In the morning I asked
for breakfast. “There is nothing for breakfast; go to Curry’s on shore.” Walk
up hill to Curry's — a bar-room occupied by a waiter and flies. “Can I have any
breakfast?” “No, sir-ree; it's over half-an-hour ago.” “Nothing to eat at all?”
“No, sir.” “Can I get some anywhere else?” “I guess not.” It had been my belief
that a man with money in his pocket could not starve in any country soi-disant
civilized. I chewed the cud of fancy faute de mieux, and became the
centre of attraction to citizens, from whose conversation I learned that this
was “Jeff. Davis's fast-day.” Observed one, “It quite puts me in mind of
Sunday; all the stores closed.” Said another, “We'll soon have Sunday every
day, then, for I ’spect it won't be worth while for most shops to keep open any
longer.” Natchez, a place of much trade and cotton export in the season, is now
as dull — let us say, as Harwich without a regatta. But it is ultra-secessionist,
nil obstante.
My hunger was
assuaged by Mr. Marshall, who drove me to his comfortable mansion through a
country like the wooded parts of Sussex, abounding in fine trees, and in the
only lawns and park-like fields I have yet seen in America.
After dinner, my
host took me out to visit a wealthy planter, who has raised and armed a cavalry
corps at his own expense. We were obliged to get out of the carriage at a
narrow lane and walk toward the encampment on foot in the dark; a sentry
stopped us, and we observed that there was a semblance of military method in
the camp. The captain was walking up and down in the veranda of the poor hut,
for which he had abandoned his home. A book of tactics — Hardee's — lay on the
table of his little room. Our friend was full of fight, and said he would give
all he had in the world to the cause. But the day before, and a party of horse,
composed of sixty gentlemen in the district, worth from £20,000 to £50,000
each, had started for the war in Virginia. Everything to be seen or heard
testifies to the great zeal and resolution with which the South have entered
upon the quarrel. But they hold the power of the United States, and the loyalty
of the North to the Union at far too cheap a rate.
Next day was passed
in a delightful drive through cotton fields, Indian corn, and undulating
woodlands, amid which were some charming residences. I crossed the river at
Natchez, and saw one fine plantation, in which the corn, however, was by no
means so good as the crops I have seen on the coast. The cotton looks well, and
some had already burst into flower — bloom, as it is called — which has turned
to a flagrant pink, and seems saucily conscious that its boll will play an
important part in the world.
The inhabitants of
the tracts on the banks of the Mississippi, and on the inland regions
hereabout, ought to be, in the natural order of things, a people almost
nomadic, living by the chase, and by a sparse agriculture, in the freedom which
tempted their ancestors to leave Europe. But the Old World has been working for
them. All its trials have been theirs; the fruits of its experience, its
labors, its research, its discoveries, are theirs. Steam has enabled them to
turn their rivers into highways, to open primeval forests to the light of day
and to man. All these, however, would have availed them little had not the
demands of manufacture abroad, and the increasing luxury and population of the
North and West at home, enabled them to find in these swamps and uplands
sources of wealth richer and more certain than all the gold mines of the world.
There must be
gnomes to work those mines. Slavery was an institution ready to their hands. In
its development there lay every material means for securing the prosperity
which Manchester opened to them, and in-supplying their own countrymen with
sugar. The small, struggling, deeply-mortgaged proprietors of swamp and forest
set their negroes to work to raise levees, to cut down trees, to plant and sow.
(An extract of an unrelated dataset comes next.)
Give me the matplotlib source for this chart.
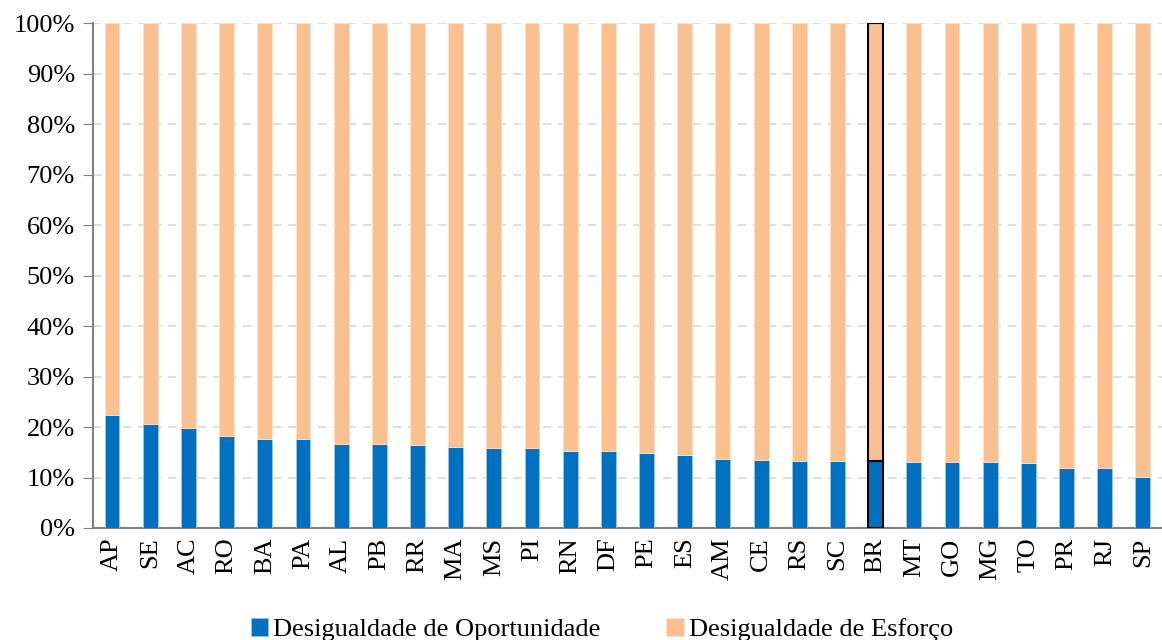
import matplotlib.pyplot as plt
import numpy as np
from matplotlib.ticker import PercentFormatter

plt.rcParams['font.family'] = ['Liberation Serif', 'DejaVu Serif']

estados = ['AP', 'SE', 'AC', 'RO', 'BA', 'PA', 'AL', 'PB', 'RR', 'MA', 'MS', 'PI', 'RN', 'DF',
           'PE', 'ES', 'AM', 'CE', 'RS', 'SC', 'BR', 'MT', 'GO', 'MG', 'TO', 'PR', 'RJ', 'SP']
oportunidade = [22.3, 20.5, 19.8, 18.2, 17.6, 17.6, 16.7, 16.7, 16.4, 16.0, 15.9, 15.9, 15.2, 15.2,
                14.8, 14.5, 13.7, 13.5, 13.3, 13.2, 13.3, 13.1, 13.0, 13.0, 12.9, 11.9, 11.9, 10.1]
esforco = [100 - v for v in oportunidade]

azul = '#0070C0'
laranja = '#FAC090'

fig = plt.figure(figsize=(11.62, 6.4), dpi=100)
ax = fig.add_axes([0.080, 0.175, 0.920, 0.789])

x = np.arange(len(estados))
w = 0.39
ax.bar(x, oportunidade, width=w, color=azul, edgecolor='#9DC3E6', linewidth=0.6,
       label='Desigualdade de Oportunidade', zorder=3)
ax.bar(x, esforco, width=w, bottom=oportunidade, color=laranja, edgecolor='#FDE3CC',
       linewidth=0.6, label='Desigualdade de Esforço', zorder=3)

# destaque do Brasil
i = estados.index('BR')
ax.bar(i, oportunidade[i], width=w, color=azul, edgecolor='black', linewidth=1.5, zorder=4)
ax.bar(i, esforco[i], width=w, bottom=oportunidade[i], color=laranja, edgecolor='black',
       linewidth=1.5, zorder=4)

ax.set_xlim(-0.5, len(estados) - 0.5)
ax.set_ylim(0, 100)
ax.set_yticks(np.arange(0, 101, 10))
ax.yaxis.set_major_formatter(PercentFormatter(decimals=0))
ax.set_xticks(x)
ax.set_xticklabels(estados, rotation=90)
ax.tick_params(axis='y', labelsize=19, length=7, color='#808080', pad=6)
ax.tick_params(axis='x', labelsize=19, length=0, pad=7)
ax.grid(axis='y', color='#D9D9D9', linestyle=(0, (5, 4)), linewidth=1.2, zorder=0)

for s in ['top', 'right']:
    ax.spines[s].set_visible(False)
for s in ['left', 'bottom']:
    ax.spines[s].set_color('#808080')
    ax.spines[s].set_linewidth(1.5)

fig.legend(loc='lower center', bbox_to_anchor=(0.518, -0.018), ncol=2, frameon=False,
           fontsize=19, handlelength=0.65, handleheight=0.65, handletextpad=0.2,
           columnspacing=2.5, borderaxespad=0)

fig.savefig('out.png', dpi=100)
Cotton at ten cents a pound gave a nugget in every boll. Land could be had for
a few dollars an acre. Negroes were cheap in proportion. Men who made a few
thousand dollars invested them in more negroes, and more land, and borrowed as
much again for the same purpose. They waxed fat and rich — there seemed no
bounds to their fortune.
But threatening
voices came from the North — the echoes of the sentiments of the civilized
world repenting of its evil pierced their ears, and they found their feet were
of clay, and that they were nodding to their fall in the midst of their power.
Ruin inevitable awaited them if they did not shut out these sounds and stop the
fatal utterances.
The issue is to
them one of life and death. Whoever raises it hereafter, if it be not decided
now, must expect to meet the deadly animosity which is now displayed towards
the North. The success of the South — if they can succeed — must lead to
complications and results in other parts of the world, for which neither they
nor Europe are prepared. Of one thing there can be no doubt — a slave state
cannot long exist without a slave trade. The poor whites who have won the fight
will demand their share of the spoils. The land for tilth is abundant, and all
that is wanted to give them fortunes is a supply of slaves. They will have that
in spite of their masters, unless a stronger power than the Slave States
prevents the accomplishment of their wishes.
The gentleman in
whose house I was stopping was not insensible to the dangers of the future, and
would, I think, like many others, not at all regret to find himself and
property safe in England. His father, the very day of our arrival, had
proceeded to Canada with his daughters, but the Confederate authorities are now
determined to confiscate all property belonging to persons who endeavor to
evade the responsibilities of patriotism. In such matters the pressure of the
majority is irresistible, and a sort of mob law supplants any remissness on the
part of the authorities. In the South, where the deeds of the land of cypress
and myrtle are exaggerated by passion, this power will be exercised very
rigorously. The very language of the people is full of the excesses generally
accepted as types of Americanism. Turning over a newspaper this morning, I came
upon a “card” as it is called, signed by one “Mr. Bonner,” relating to a
dispute between himself and an Assistant-Quarter-Master-General, about the
carriage of some wood at Mobile, which concludes with the sentence that I
transcribe, as an evidence of the style which is tolerated, if not admired,
down South: —
“If such a
Shylock-hearted, caitiff scoundrel does exist, give me the evidence, and I will
drag him before the bar of public opinion, and consign him to an infamy so deep
and damnable that the hand of the Resurrection will never reach him.”